The strip did evolve slightly over time. Buck’s girlfriend went from ‘Dorable (presumably short for “adorable”) to just Dorable. The subtitle of “… His Hoss, Reddish” was corrected to “… His Horse, Reddish”.
Even very minor newspaper comic strips deserve to be preserved. Classic Comics Press has done an excellent job. The strips (except for those annoying six missing dailies) are presented three to a page, in an attractive restored appearance that makes them look like they were photographed from printers’ proofs. The size of 1951 comic strips makes them look like enlargements compared to today’s shrunken strips.
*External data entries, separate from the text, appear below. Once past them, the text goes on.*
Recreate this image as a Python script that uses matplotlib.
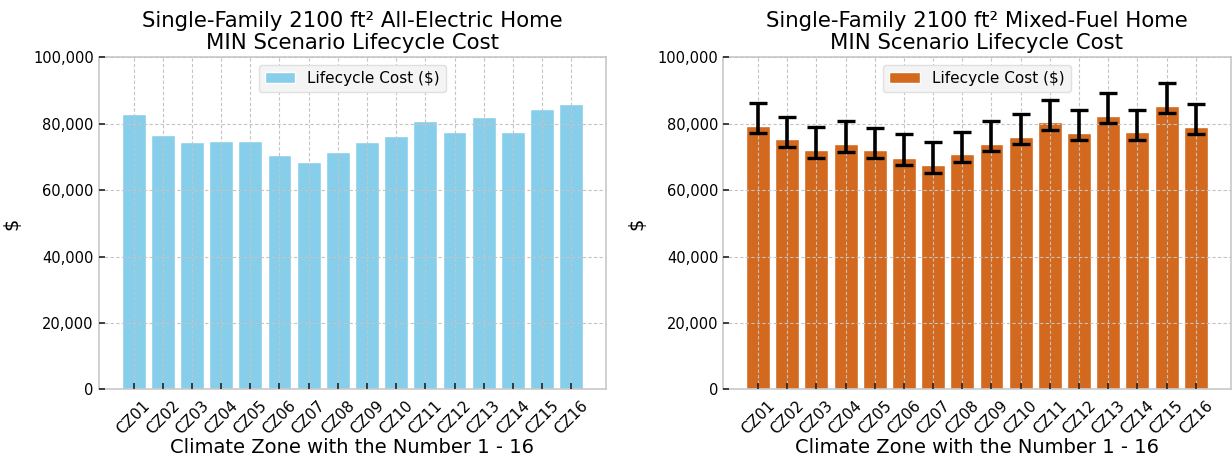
import matplotlib.pyplot as plt
import numpy as np
from matplotlib.ticker import FuncFormatter

# climate zones and lifecycle costs
zones = ['CZ%02d' % i for i in range(1, 17)]

electric_cost = [83000, 76700, 74600, 74900, 74700, 70600, 68400, 71400,
                 74600, 76400, 80700, 77500, 82000, 77400, 84300, 86000]

mixed_cost = [79400, 75300, 72100, 73800, 72000, 69800, 67600, 70900,
              74000, 76000, 80600, 77200, 82200, 77400, 85300, 79100]
mixed_low = [77200, 73100, 69800, 71600, 69700, 67700, 65300, 68600,
             71900, 73800, 78200, 75100, 80100, 75100, 83300, 77000]
mixed_high = [86200, 82100, 78900, 80700, 78600, 76800, 74400, 77600,
              80700, 82800, 87200, 84000, 89100, 84000, 92300, 86000]

plt.rcParams['font.family'] = 'DejaVu Sans'
plt.rcParams['xtick.direction'] = 'in'
plt.rcParams['ytick.direction'] = 'in'

fig, axes = plt.subplots(1, 2, figsize=(12.32, 4.62), dpi=100)
fig.subplots_adjust(left=0.08, right=0.999, top=0.876, bottom=0.157, wspace=0.23)

x = np.arange(len(zones))
yerr = [np.array(mixed_cost) - np.array(mixed_low),
        np.array(mixed_high) - np.array(mixed_cost)]

axes[0].bar(x, electric_cost, width=0.82, color='skyblue', edgecolor='white',
            linewidth=1, label='Lifecycle Cost ($)', zorder=2)
axes[0].set_title('Single-Family 2100 ft² All-Electric Home\nMIN Scenario Lifecycle Cost',
                  fontsize=15.3, linespacing=1.1)

axes[1].bar(x, mixed_cost, width=0.82, color='chocolate', edgecolor='white',
            linewidth=1, label='Lifecycle Cost ($)', zorder=2)
axes[1].errorbar(x, mixed_cost, yerr=yerr, fmt='none', ecolor='black',
                 elinewidth=2.6, capsize=6.5, capthick=2.4, zorder=3)
axes[1].set_title('Single-Family 2100 ft² Mixed-Fuel Home\nMIN Scenario Lifecycle Cost',
                  fontsize=15.3, linespacing=1.1)

for ax in axes:
    ax.set_ylim(0, 100000)
    ax.set_yticks(range(0, 100001, 20000))
    ax.yaxis.set_major_formatter(FuncFormatter(lambda v, p: '{:,.0f}'.format(v)))
    ax.set_xticks(x)
    ax.set_xticklabels(zones, rotation=45, ha='center')
    ax.tick_params(labelsize=10.5, length=4, width=1.2, color='#222222')
    ax.tick_params(axis='x', labelsize=11, pad=6)
    ax.set_xlabel('Climate Zone with the Number 1 - 16', fontsize=14, labelpad=1)
    ax.set_ylabel('$', fontsize=14, labelpad=8)
    ax.grid(True, linestyle=(0, (3, 2)), color='#c4c4c4', linewidth=0.8, zorder=0)
    ax.set_axisbelow(False)
    for s in ax.spines.values():
        s.set_color('#c8c8c8')
        s.set_linewidth(1.2)
    ax.legend(loc='upper center', fontsize=11, fancybox=True,
              facecolor='#f4f4f4', edgecolor='#e0e0e0', framealpha=1)

plt.savefig('out.png')
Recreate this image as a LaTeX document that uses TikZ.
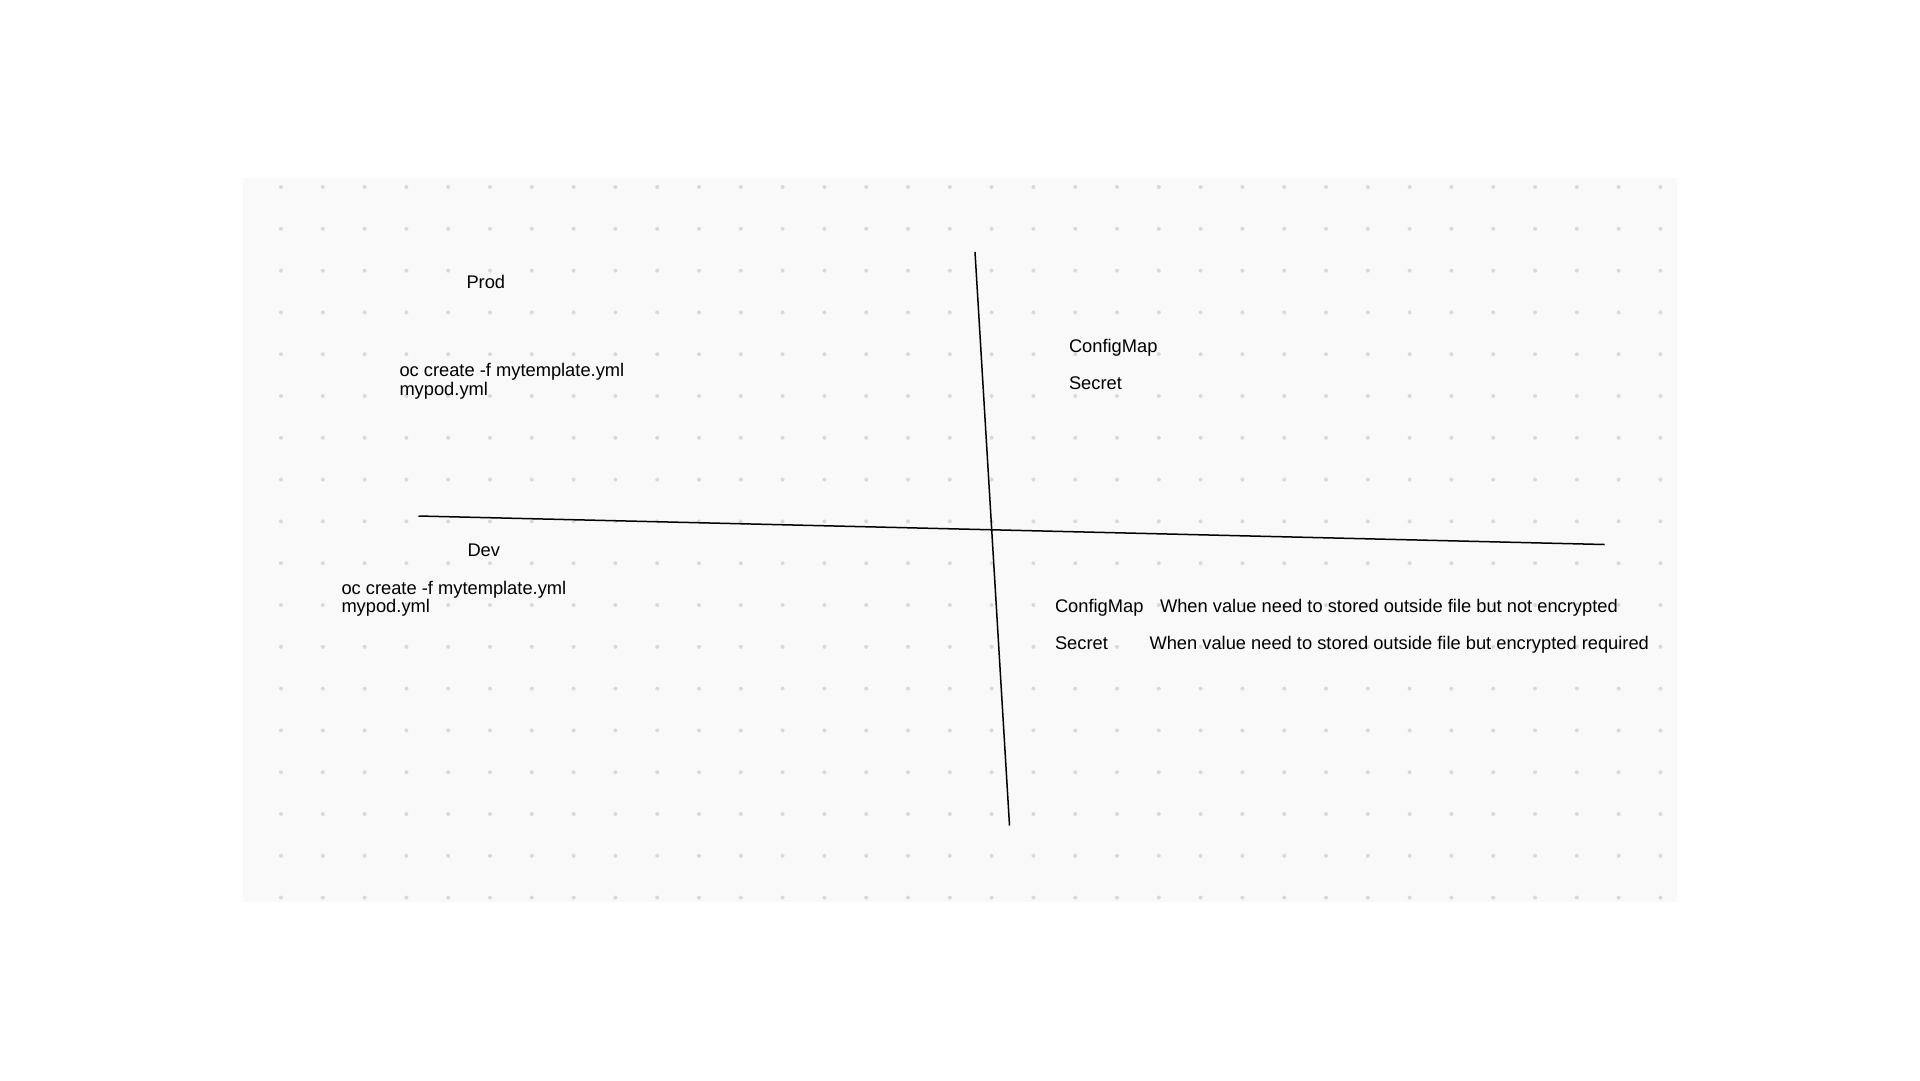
\documentclass[tikz,border=0pt]{standalone}
\usepackage{fontspec}
\setmainfont{Liberation Sans}
\definecolor{bgfill}{HTML}{F9F9F9}
\definecolor{dotgray}{HTML}{D9D9D9}
\tikzset{
  lbl/.style={anchor=base west, inner sep=0pt, outer sep=0pt, align=left,
    font=\fontsize{18.3}{18.4}\selectfont, text=black},
  axis/.style={draw=black, line width=1.5pt}
}
\begin{document}
\begin{tikzpicture}[x=1pt,y=-1pt]
\useasboundingbox (0,0) rectangle (1920,1080);
\fill[white] (0,0) rectangle (1920,1080);
\fill[bgfill] (243,178) rectangle (1677,902);
\begin{scope}
\clip (243,178) rectangle (1677,902);
\foreach \i in {0,...,33}{
  \foreach \j in {0,...,17}{
    \fill[dotgray] ({281+41.8*\i},{187+41.8*\j}) circle (2);
  }
}
\end{scope}
% axes
\coordinate (vtop) at (975,252);
\coordinate (vbot) at (1009.5,825.5);
\coordinate (hleft) at (418.5,516);
\coordinate (hright) at (1604.5,544.5);
\draw[axis] (vtop) -- (vbot);
\draw[axis] (hleft) -- (hright);
% labels (multi-line nodes: base = last line)
\node[lbl] (prod) at (466.5,288) {Prod};
\node[lbl] (prodcmd) at (399.5,395) {oc create -f mytemplate.yml\\mypod.yml};
\node[lbl] (cm1) at (1069,352.5) {ConfigMap};
\node[lbl] (sec1) at (1069,389) {Secret};
\node[lbl] (dev) at (467.5,556.5) {Dev};
\node[lbl] (devcmd) at (341.5,612.5) {oc create -f mytemplate.yml\\mypod.yml};
\node[lbl] (cm2) at (1055,612.5) {ConfigMap};
\node[lbl] (cm2txt) at (1160,612.5) {When value need to stored outside file but not encrypted};
\node[lbl] (sec2) at (1055,649) {Secret};
\node[lbl] (sec2txt) at (1149.5,649) {When value need to stored outside file but encrypted required};
\end{tikzpicture}
\end{document}
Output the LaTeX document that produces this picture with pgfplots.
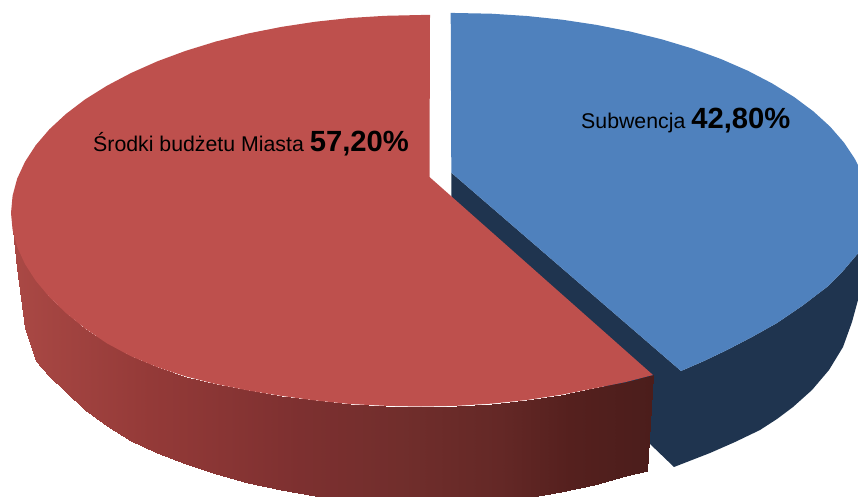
\documentclass[border=0pt]{standalone}
\usepackage{pgfplots}
\pgfplotsset{compat=1.18}
\usepackage{fontspec}
\setmainfont{Liberation Sans}
\definecolor{redtop}{RGB}{190,80,77}
\definecolor{bluetop}{RGB}{79,129,189}
\definecolor{bluedark}{RGB}{31,52,79}
\begin{document}
\begin{tikzpicture}
\useasboundingbox (0,0) rectangle (858pt,497pt);
\begin{axis}[
  at={(0,0)}, anchor=south west,
  scale only axis, width=858pt, height=497pt,
  xmin=0, xmax=858, ymin=0, ymax=497, y dir=reverse,
  hide axis, clip=true,
  point meta min=0, point meta max=660,
  colormap={side}{rgb255(0pt)=(172,74,70); rgb255(150pt)=(148,58,56); rgb255(300pt)=(125,48,48); rgb255(400pt)=(113,46,44); rgb255(500pt)=(100,40,38); rgb255(570pt)=(85,32,30); rgb255(660pt)=(74,29,27)},
]
% dark side of the blue slice
\addplot[fill=bluedark, draw=none] coordinates {
 (451.3,172.7) (681,371) (704,361) (727,350) (752,337) (777,323) (802,306) (827,287) (843,271) (860,251)
 (860,295) (858,300) (852,322) (843,347) (829,370) (812,390) (793,407) (777,419) (760,430) (735,442) (710,453) (692,460) (674,467) (649,443) (451.3,197)
} -- cycle;
% blue top
\addplot[fill=bluetop, draw=none] coordinates {
 (451.3,172.7) (450.7,12.8) (455,13) (491.1,13.7) (526.9,16) (562.1,19.7) (596.6,24.9) (630,31.5) (662,39.4) (692.5,48.6) (721.1,59.1) (747.7,70.7) (772.1,83.4) (794.1,97) (813.5,111.5) (830.2,126.7) (844,142.6) (854.9,159) (860,169)
 (860,251) (843,271) (827,287) (802,306) (777,323) (752,337) (727,350) (704,361) (681,371)
} -- cycle;
% shaded wall of the red slice
\addplot[patch, patch type=rectangle, shader=interp, point meta=explicit] table[x=x, y=y, meta=c] {
x y c
12.6 230 12.6
17.2 247 17.2
17.2 268 17.2
12.6 230 12.6
17.2 247 17.2
25 264 25
25 328 25
17.2 268 17.2
25 264 25
35.7 280.7 35.7
35.7 361 35.7
25 328 25
35.7 280.7 35.7
49.4 297 49.4
49.4 376 49.4
35.7 361 35.7
49.4 297 49.4
65.9 313 65.9
65.9 392 65.9
49.4 376 49.4
65.9 313 65.9
85.1 328.5 85.1
85.1 410 85.1
65.9 392 65.9
85.1 328.5 85.1
107 343.4 107
107 426 107
85.1 410 85.1
107 343.4 107
131.1 356.3 131.1
131.1 441 131.1
107 426 107
131.1 356.3 131.1
157.4 367.2 157.4
157.4 453 157.4
131.1 441 131.1
157.4 367.2 157.4
185.8 376.5 185.8
185.8 464 185.8
157.4 453 157.4
185.8 376.5 185.8
216 384 216
216 474 216
185.8 464 185.8
216 384 216
247.7 390.4 247.7
247.7 482.5 247.7
216 474 216
247.7 390.4 247.7
280.8 395.8 280.8
280.8 489.5 280.8
247.7 482.5 247.7
280.8 395.8 280.8
314.9 400.4 314.9
314.9 496 314.9
280.8 489.5 280.8
314.9 400.4 314.9
349.8 404 349.8
349.8 500 349.8
314.9 496 314.9
349.8 404 349.8
385.2 405.8 385.2
385.2 502.5 385.2
349.8 500 349.8
385.2 405.8 385.2
421 406.5 421
421 503.5 421
385.2 502.5 385.2
421 406.5 421
456.7 405.8 456.7
456.7 503 456.7
421 503.5 421
456.7 405.8 456.7
492 403.6 492
492 501 492
456.7 503 456.7
492 403.6 492
527 400 527
527 497.5 527
492 501 492
527 400 527
561 394.8 561
561 492 561
527 497.5 527
561 394.8 561
594 388.4 594
594 484.5 594
561 492 561
594 388.4 594
626 382 626
626 476 626
594 484.5 594
626 382 626
653 375 653
647 471 647
626 476 626
};
% red top
\addplot[fill=redtop, draw=none] coordinates {
 (429.5,177) (430,15) (421,15) (385.2,15.8) (349.8,18) (314.9,21.8) (280.8,27) (247.7,33.6) (216,41.5) (185.8,50.8) (157.4,61.3) (131.1,73) (107,85.7) (85.1,99.4) (65.9,114) (49.4,129.3) (35.7,145.3) (25,161.8) (17.2,178.6) (12.6,195.7) (11,213)
 (12.6,230) (17.2,247) (25,264) (35.7,280.7) (49.4,297) (65.9,313) (85.1,328.5) (107,343.4) (131.1,356.3) (157.4,367.2) (185.8,376.5) (216,384) (247.7,390.4) (280.8,395.8) (314.9,400.4) (349.8,404) (385.2,405.8) (421,406.5) (456.7,405.8) (492,403.6) (527,400) (561,394.8) (594,388.4) (626,382) (653,375)
} -- cycle;
\node[anchor=base west, inner sep=0pt, text=black] at (axis cs:93,152) {\fontsize{21.3}{24}\selectfont Środki budżetu Miasta \fontsize{29.2}{32}\selectfont\bfseries 57,20\%};
\node[anchor=base west, inner sep=0pt, text=black] at (axis cs:581,129) {\fontsize{21.3}{24}\selectfont Subwencja \fontsize{29.2}{32}\selectfont\bfseries 42,80\%};
\end{axis}
\end{tikzpicture}
\end{document}
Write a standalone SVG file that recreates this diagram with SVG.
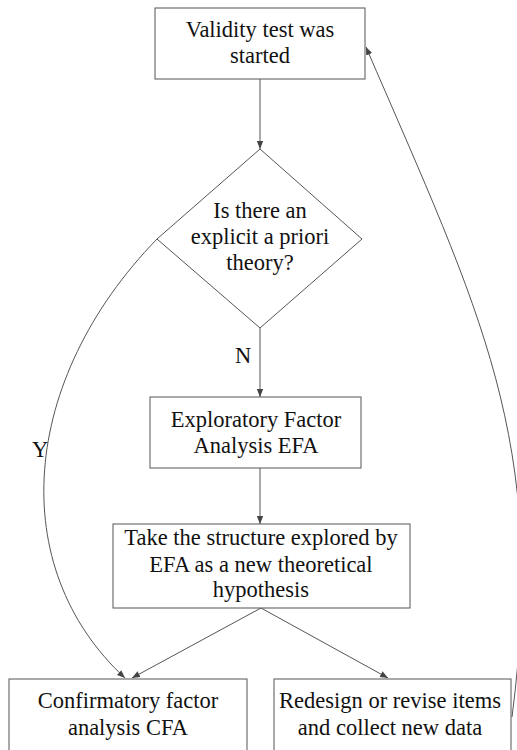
<svg xmlns="http://www.w3.org/2000/svg" width="517" height="750" viewBox="0 0 517 750">
  <style>
    .node { fill: #ffffff; stroke: #555555; stroke-width: 1; }
    .lbl { font-family: "Liberation Serif", "Times New Roman", serif; font-size: 22.5px; fill: #111111; text-anchor: middle; }
    .edge { fill: none; stroke: #555555; stroke-width: 1; }
  </style>
  <defs>
    <marker id="arrow" viewBox="0 0 10 10" refX="10" refY="5" markerWidth="8" markerHeight="8" markerUnits="userSpaceOnUse" orient="auto">
      <path d="M0,1 L10,5 L0,9 Z" fill="#444444"/>
    </marker>
  </defs>
  <rect width="517" height="750" fill="#ffffff"/>

  <g id="connectors">
    <line class="edge" x1="260" y1="79" x2="260" y2="149" marker-end="url(#arrow)"/>
    <line class="edge" x1="260" y1="328" x2="260" y2="397" marker-end="url(#arrow)"/>
    <line class="edge" x1="260" y1="468" x2="260" y2="524" marker-end="url(#arrow)"/>
    <line class="edge" x1="261" y1="608" x2="132" y2="678" marker-end="url(#arrow)"/>
    <line class="edge" x1="261" y1="608" x2="388" y2="678" marker-end="url(#arrow)"/>
    <path class="edge" d="M157,239 C20,380 5,567 125,678" marker-end="url(#arrow)"/>
    <path class="edge" d="M512,717 C548,440 481,314 366,47" marker-end="url(#arrow)"/>
    <text class="lbl" x="243" y="363">N</text>
    <text class="lbl" x="40" y="457">Y</text>
  </g>

  <g id="start">
    <rect class="node" x="155" y="8" width="210" height="71"/>
    <text class="lbl" x="260" y="37">Validity test was</text>
    <text class="lbl" x="260" y="63">started</text>
  </g>

  <g id="decision">
    <polygon class="node" points="260,149 362,239 260,328 157,239"/>
    <text class="lbl" x="260" y="218">Is there an</text>
    <text class="lbl" x="260" y="244">explicit a priori</text>
    <text class="lbl" x="260" y="270">theory?</text>
  </g>

  <g id="efa">
    <rect class="node" x="150" y="397" width="211" height="71"/>
    <text class="lbl" x="256" y="427">Exploratory Factor</text>
    <text class="lbl" x="256" y="453">Analysis EFA</text>
  </g>

  <g id="hypothesis">
    <rect class="node" x="113" y="524" width="297" height="84"/>
    <text class="lbl" x="261" y="545">Take the structure explored by</text>
    <text class="lbl" x="261" y="572">EFA as a new theoretical</text>
    <text class="lbl" x="261" y="597">hypothesis</text>
  </g>

  <g id="cfa">
    <rect class="node" x="9" y="679" width="238" height="90"/>
    <text class="lbl" x="128" y="708">Confirmatory factor</text>
    <text class="lbl" x="128" y="735">analysis CFA</text>
  </g>

  <g id="redesign">
    <rect class="node" x="274" y="679" width="237" height="90"/>
    <text class="lbl" x="390" y="708">Redesign or revise items</text>
    <text class="lbl" x="390" y="735">and collect new data</text>
  </g>
</svg>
Whether you are interested in the history of American newspaper comic strips, you want a glimpse of one of the personal projects of Disney’s cartoonists, or you just want to read a slapstick Western parody, The Adventures of Buck O’Rue and His Hoss, Reddish will please you.
Disclosure: A free copy of this book was furnished by the publisher for review, but providing a copy did not guarantee a review. This information is provided per the regulations of the Federal Trade Commission.